C’est le cas au Maroc, où la demande accrue de granulats a provoqué le développement de filières illégales d’extraction du sable sur le littoral, qui ne se privent pas de recruter des centaines d’enfants pour isoler et acheminer ce nouvel or jaune vers les chantiers de construction. A Singapour, c’est l’extension de la ville, essentiellement grâce à des remblais maritimes, qui crée des tensions de voisinage avec les pays limitrophes. « En Inde, l’exploitation du sable pour ses minéraux est aussi entachée d’illégalité et de corruption », explique Nicolas Bernon, ingénieur « risques naturels et littoral » au Bureau de recherches géologiques et minières, dans The Conversation en 2019.
10 recommandations pour nous sauver de la crise
Face à ces constats, les chercheur·euses du PNUE préconisent une approche stratégique qui couvre toute la chaîne de valeur du secteur. Organisée en trois niveaux, les premières recommandations établissent ainsi la reconnaissance formelle du sable en tant que ressource stratégique à tous les niveaux de la société comme une étape cruciale dans la transition vers une gouvernance et une gestion durable des ressources de sable (recommandations 1 à 3). Les expert·es préconisent ensuite la mise en place de cadres juridiques et politiques globaux et harmonisés permettant une meilleure gestion et protection des granulats (recommandations 4 à 5), qui donnera également lieu à la création d’instruments indispensables tels que la cartographie, la surveillance et la notification des ressources disponibles.

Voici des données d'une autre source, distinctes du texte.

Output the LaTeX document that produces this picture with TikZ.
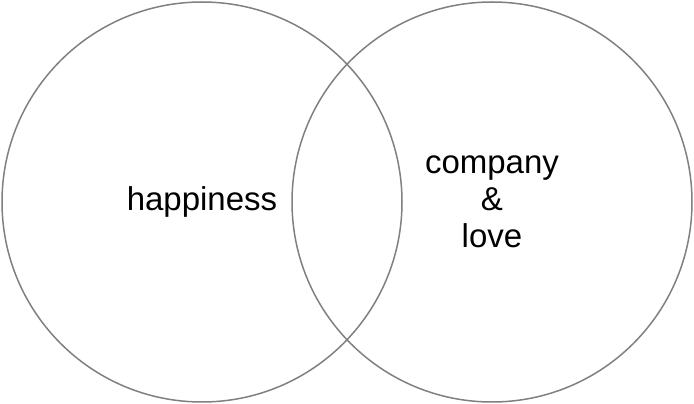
\documentclass[tikz,border=0pt]{standalone}
\usepackage{fontspec}
\setmainfont{Liberation Sans}
\usetikzlibrary{positioning}
\definecolor{ringgray}{HTML}{808080}
\tikzset{ring/.style={circle,draw=ringgray,line width=1.5pt,minimum size=400pt,
  inner sep=0pt,align=center,font=\fontsize{33}{37}\selectfont}}

\begin{document}
\begin{tikzpicture}[x=1pt,y=1pt]
\useasboundingbox (0,0) rectangle (694,404);
\node[ring] (happy) at (202,202) {happiness};
\node[ring] (love) at (492,202) {company\\\&\\love};
\end{tikzpicture}
\end{document}
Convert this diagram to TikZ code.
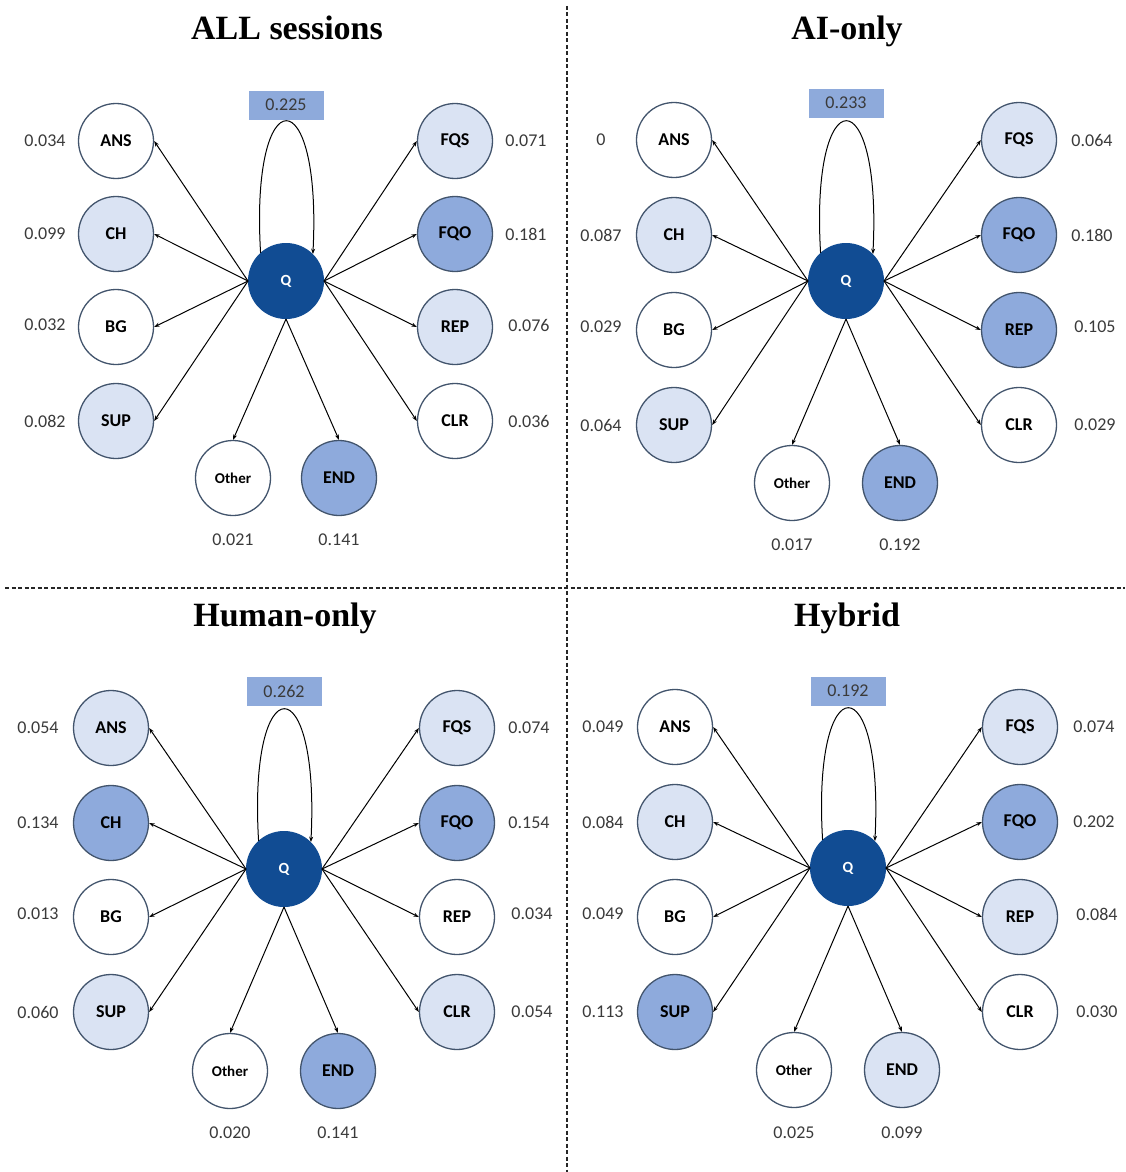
\documentclass[tikz,border=0pt]{standalone}
\usepackage{fontspec}
\setmainfont{Carlito}
\newfontfamily\titlefont{Liberation Serif}
\usetikzlibrary{arrows.meta,calc}
\definecolor{nodeedge}{HTML}{42546C}
\definecolor{lightblue}{HTML}{DAE3F3}
\definecolor{midblue}{HTML}{8EAADC}
\definecolor{qblue}{HTML}{114C93}
\definecolor{boxblue}{HTML}{8EAADB}
\definecolor{valgray}{HTML}{3A3A3A}
\tikzset{
  st/.style={circle, draw=nodeedge, line width=1.3pt, minimum size=75pt, inner sep=0pt,
    font=\bfseries\fontsize{18}{18}\selectfont},
  wn/.style={st, fill=white},
  ln/.style={st, fill=lightblue},
  mn/.style={st, fill=midblue},
  on/.style={st, fill=white, font=\bfseries\fontsize{15}{15}\selectfont},
  qn/.style={circle, fill=qblue, draw=qblue, line width=1pt, minimum size=75pt, inner sep=0pt,
    text=white, font=\bfseries\fontsize{15.5}{15.5}\selectfont},
  val/.style={text=valgray, inner sep=0pt, font=\fontsize{18}{18}\selectfont},
  valbox/.style={fill=boxblue, minimum width=75pt, minimum height=29pt, inner sep=0pt,
    text=valgray, font=\fontsize{18}{18}\selectfont},
  ttl/.style={inner sep=0pt, anchor=base, font=\titlefont\bfseries\fontsize{34}{34}\selectfont},
  arr/.style={-{Stealth[length=5.5pt,width=4pt]}, line width=1pt, black},
  divider/.style={dashed, dash pattern=on 4pt off 2.5pt, line width=1.1pt, black!85},
}
\newcommand\panedges[1]{%
  \foreach \n in {ANS,CH,BG,SUP} {\draw[arr] (#1Q.west) -- (#1\n.east);}
  \foreach \n in {FQS,FQO,REP,CLR} {\draw[arr] (#1Q.east) -- (#1\n.west);}
  \draw[arr] (#1Q.south) -- (#1Other.north);
  \draw[arr] (#1Q.south) -- (#1END.north);
  \draw[arr] (#1Q.132) .. controls ($(#1Q.center)+(-36,-204)$) and ($(#1Q.center)+(36,-204)$) .. (#1Q.45);
}
\begin{document}
\begin{tikzpicture}[x=1pt,y=-1pt]
\useasboundingbox (0,0) rectangle (1126,1172);
% dividers
\coordinate (vt) at (567,6);
\coordinate (vb) at (567,1172);
\coordinate (hl) at (5,588);
\coordinate (hr) at (1125,588);
\draw[divider] (vt) -- (vb);
\draw[divider] (hl) -- (hr);

% ================= Panel A: ALL sessions =================
\node[ttl] (aT) at (287,40) {ALL sessions};
\node[qn] (aQ) at (286,281) {Q};
\node[wn] (aANS) at (116,141) {ANS};
\node[ln] (aCH) at (116,234) {CH};
\node[wn] (aBG) at (116,327) {BG};
\node[ln] (aSUP) at (116,421) {SUP};
\node[ln] (aFQS) at (455,141) {FQS};
\node[mn] (aFQO) at (455,234) {FQO};
\node[ln] (aREP) at (455,327) {REP};
\node[wn] (aCLR) at (455,421) {CLR};
\node[on] (aOther) at (233,478) {Other};
\node[mn] (aEND) at (339,478) {END};
\node[valbox] (aBox) at (286,105) {0.225};
\node[val] (av1) at (45,141) {0.034};
\node[val] (av2) at (45,234) {0.099};
\node[val] (av3) at (45,325) {0.032};
\node[val] (av4) at (45,421) {0.082};
\node[val] (av5) at (526,141) {0.071};
\node[val] (av6) at (526,234) {0.181};
\node[val] (av7) at (529,325) {0.076};
\node[val] (av8) at (529,421) {0.036};
\node[val] (av9) at (233,540) {0.021};
\node[val] (av10) at (339,540) {0.141};
\panedges{a}

% ================= Panel B: AI-only =================
\node[ttl] (bT) at (847,40) {AI-only};
\node[qn] (bQ) at (846,281) {Q};
\node[wn] (bANS) at (674,140) {ANS};
\node[ln] (bCH) at (674,235) {CH};
\node[wn] (bBG) at (674,330) {BG};
\node[ln] (bSUP) at (674,425) {SUP};
\node[ln] (bFQS) at (1019,140) {FQS};
\node[mn] (bFQO) at (1019,235) {FQO};
\node[mn] (bREP) at (1019,330) {REP};
\node[wn] (bCLR) at (1019,425) {CLR};
\node[on] (bOther) at (792,483) {Other};
\node[mn] (bEND) at (900,483) {END};
\node[valbox] (bBox) at (846,103) {0.233};
\node[val] (bv1) at (601,140) {0};
\node[val] (bv2) at (601,235) {0.087};
\node[val] (bv3) at (601,327) {0.029};
\node[val] (bv4) at (601,425) {0.064};
\node[val] (bv5) at (1092,140) {0.064};
\node[val] (bv6) at (1092,235) {0.180};
\node[val] (bv7) at (1095,327) {0.105};
\node[val] (bv8) at (1095,425) {0.029};
\node[val] (bv9) at (792,545) {0.017};
\node[val] (bv10) at (900,545) {0.192};
\panedges{b}

% ================= Panel C: Human-only =================
\node[ttl] (cT) at (285,626) {Human-only};
\node[qn] (cQ) at (284,869) {Q};
\node[ln] (cANS) at (111,728) {ANS};
\node[mn] (cCH) at (111,823) {CH};
\node[wn] (cBG) at (111,917) {BG};
\node[ln] (cSUP) at (111,1012) {SUP};
\node[ln] (cFQS) at (457,728) {FQS};
\node[mn] (cFQO) at (457,823) {FQO};
\node[wn] (cREP) at (457,917) {REP};
\node[ln] (cCLR) at (457,1012) {CLR};
\node[on] (cOther) at (230,1071) {Other};
\node[mn] (cEND) at (338,1071) {END};
\node[valbox] (cBox) at (284,691) {0.262};
\node[val] (cv1) at (38,728) {0.054};
\node[val] (cv2) at (38,823) {0.134};
\node[val] (cv3) at (38,914) {0.013};
\node[val] (cv4) at (38,1012) {0.060};
\node[val] (cv5) at (529,728) {0.074};
\node[val] (cv6) at (529,823) {0.154};
\node[val] (cv7) at (532,914) {0.034};
\node[val] (cv8) at (532,1012) {0.054};
\node[val] (cv9) at (230,1133) {0.020};
\node[val] (cv10) at (338,1133) {0.141};
\panedges{c}

% ================= Panel D: Hybrid =================
\node[ttl] (dT) at (847,626) {Hybrid};
\node[qn] (dQ) at (848,868) {Q};
\node[wn] (dANS) at (675,727) {ANS};
\node[ln] (dCH) at (675,822) {CH};
\node[wn] (dBG) at (675,917) {BG};
\node[mn] (dSUP) at (675,1012) {SUP};
\node[ln] (dFQS) at (1020,727) {FQS};
\node[mn] (dFQO) at (1020,822) {FQO};
\node[ln] (dREP) at (1020,917) {REP};
\node[wn] (dCLR) at (1020,1012) {CLR};
\node[on] (dOther) at (794,1070) {Other};
\node[ln] (dEND) at (902,1070) {END};
\node[valbox] (dBox) at (848,691) {0.192};
\node[val] (dv1) at (603,727) {0.049};
\node[val] (dv2) at (603,822) {0.084};
\node[val] (dv3) at (603,914) {0.049};
\node[val] (dv4) at (603,1012) {0.113};
\node[val] (dv5) at (1094,727) {0.074};
\node[val] (dv6) at (1094,822) {0.202};
\node[val] (dv7) at (1097,914) {0.084};
\node[val] (dv8) at (1097,1012) {0.030};
\node[val] (dv9) at (794,1133) {0.025};
\node[val] (dv10) at (902,1133) {0.099};
\panedges{d}
\end{tikzpicture}
\end{document}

Pour terminer, les chercheurs invitent les membres des secteurs publics et privés à se tourner davantage vers les innovations du secteur de la construction qui réduisent le besoin en sable. Ils souhaitent également davantage d’investissement dans la recherches de nouvelles pratiques permettant de restaurer les écosystèmes endommagés (recommandations 6 à 10).
« Alors que la population urbaine mondiale augmentera pour représenter plus de 68 % de la population mondiale d’ici 2050, et que les villes s’étendront et que les infrastructures urbaines seront modernisées, la demande de sable ne fera qu’augmenter. (…) Jusqu’à présent, nous avons peut-être considéré le sable comme un matériau courant ; il est temps de réévaluer et de reconnaître le sable comme un matériau stratégique », conclut Sheila Aggarwal-Khan.